Implement a system for internal video updates and host them all in one location. Having a single source of truth for training videos affords new employees a sense of autonomy and is more efficient than having live training sessions each time a new employee joins. 

11. Mindfulness practices

Encourage employees to incorporate mindfulness into their daily routines to help break up the day and offer breaks from endless screen time. We love Headspace to get a quiet moment of mindfulness, or if your org uses Slack there are plenty of apps you can integrate that can remind employees to get up and move around or drink water. 

Tips for remote performance management

12. Understand biases

The first step to avoiding common biases in feedback cycles is being aware of them! You can start by educating teams, and especially managers, on biases that might affect their ability to effectively assess employee performance. For instance, are they falling victim to recency bias, or more heavily weighing recent employee performance instead of considering performance as a whole? 

13. Use tools

Use tools to help you track performance over time so when it comes time for reviews you have plenty of examples to reference. This will help avoid the aforementioned recency bias. 

14. Performance review trainings

Identify managers who haven't facilitated performance reviews before and schedule check-ins with them to ensure they have the tools and know-how they need to conduct successful reviews. 
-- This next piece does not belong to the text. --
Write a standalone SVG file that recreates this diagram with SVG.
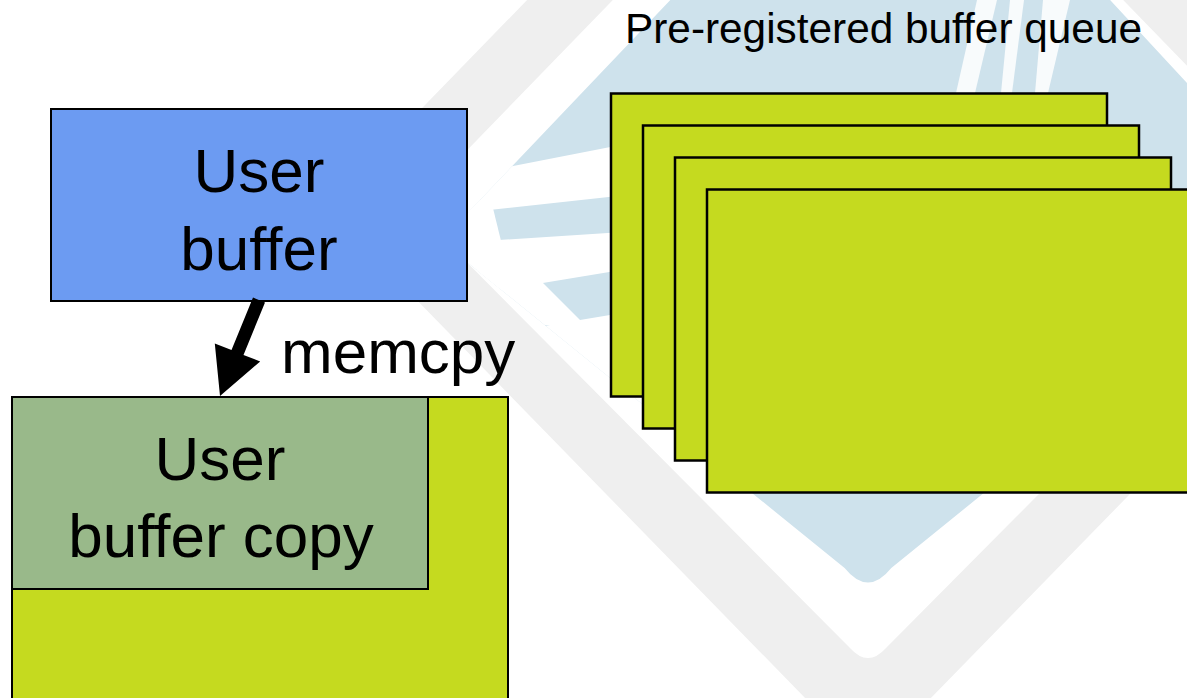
<svg xmlns="http://www.w3.org/2000/svg" width="1187" height="698" viewBox="0 0 1187 698">
<style>
  text { font-family: "Liberation Sans", Arial, sans-serif; fill: #000; }
  .big { font-size: 62px; text-anchor: middle; }
  .box { stroke: #000; stroke-width: 2; }
  .buf { fill: #c5da1f; stroke: #000; stroke-width: 2.5; }
  .wm-white { fill: #fff; }
</style>
<defs>
  <clipPath id="diamondClip">
    <path d="M893,-234 L1317,223 L891.3,568 Q868,597 844.6,568 L441,241 Z"/>
  </clipPath>
</defs>
<rect width="1187" height="698" fill="#fff"/>
<g id="watermark">
  <path d="M868,-351 L1410,207 L888,742 Q868,768 848,742 L326,207 Z" fill="#efefef"/>
  <path d="M868,-263 L1324,207 L886,648 Q868,668 850,648 L412,207 Z" fill="#fff"/>
  <path d="M893,-234 L1317,223 L891.3,568 Q868,597 844.6,568 L441,241 Z" fill="#cee2ec"/>
  <g clip-path="url(#diamondClip)" class="wm-white">
    <polygon points="400,188 700,129.5 700,187 400,219.7"/>
    <polygon points="440,200 491,200 502,245 440,245"/>
    <polygon points="400,246.4 700,227 700,257 400,306.5"/>
    <polygon points="470,270 530,270 585,325 470,325"/>
    <polygon points="400,350 700,300 700,420 400,420"/>
    <polygon points="977,0 997,0 975,93 956,93" opacity="0.85"/>
    <polygon points="1010,0 1024,0 1012,93 1001,93" opacity="0.85"/>
    <polygon points="1043,0 1070,0 1048,93 1035,93" opacity="0.85"/>
  </g>
</g>
<g id="queue-title">
  <text x="625" y="43" font-size="42" textLength="517" lengthAdjust="spacingAndGlyphs">Pre-registered buffer queue</text>
</g>
<g id="buffer-queue">
  <rect class="buf" x="611" y="93.5" width="496" height="303"/>
  <rect class="buf" x="643" y="125.5" width="496" height="303"/>
  <rect class="buf" x="675" y="157.5" width="496" height="303"/>
  <rect class="buf" x="707" y="189.5" width="496" height="303"/>
</g>
<g id="user-buffer">
  <rect class="box" x="51" y="109" width="416" height="192" fill="#6c9bf2"/>
  <text class="big" x="259" y="192">User</text>
  <text class="big" x="259" y="270">buffer</text>
</g>
<g id="registered-buffer">
  <rect class="box" x="12" y="397" width="496" height="320" fill="#c5da1f"/>
</g>
<g id="user-buffer-copy">
  <rect class="box" x="12" y="397" width="416" height="192" fill="#99b98a"/>
  <text class="big" x="220" y="480">User</text>
  <text class="big" x="221" y="557">buffer copy</text>
</g>
<g id="connectors">
  <polygon points="265,302.4 253,297.6 231.5,350.1 214.8,343.5 220,396 260.2,361.5 243.5,354.9" fill="#000"/>
  <text x="281" y="373" font-size="62">memcpy</text>
</g>
</svg>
15. Get clear on expectations

Clarify expectations around the review process to take the fear and surprise out of the process for your team. You can start by creating a readily available resource detailing what to expect using a knowledge base like Guru

Looking for more tips on giving constructive feedback? We've got you covered!  

Bonus tips: a few team building ideas before you go

16. Trivia!

Bonuslians are famous for their love of trivia. We use the Water Cooler Trivia app in Slack for a friendly trivia competition each week. We've also hosted fun after-hour trivia events with themes like Halloween, Hispanic Heritage Month, and more! 

17. Unique connection

Our friends at Guru launched a partnership with Airbnb experiences to offer opportunities for teams to connect in new and exciting ways. 

18. Show off non-work skillsets

Toast employees, also known as Toasters, enjoy an open mic night to show off their talents. 🎤

We encourage you to look for ways to replace the hallway-high-fives that in-person interactions afford. At Bonusly, we strongly believe in the power of peer-to-peer recognition to improve employee morale, satisfaction, engagement, and retention, from wherever your employees work.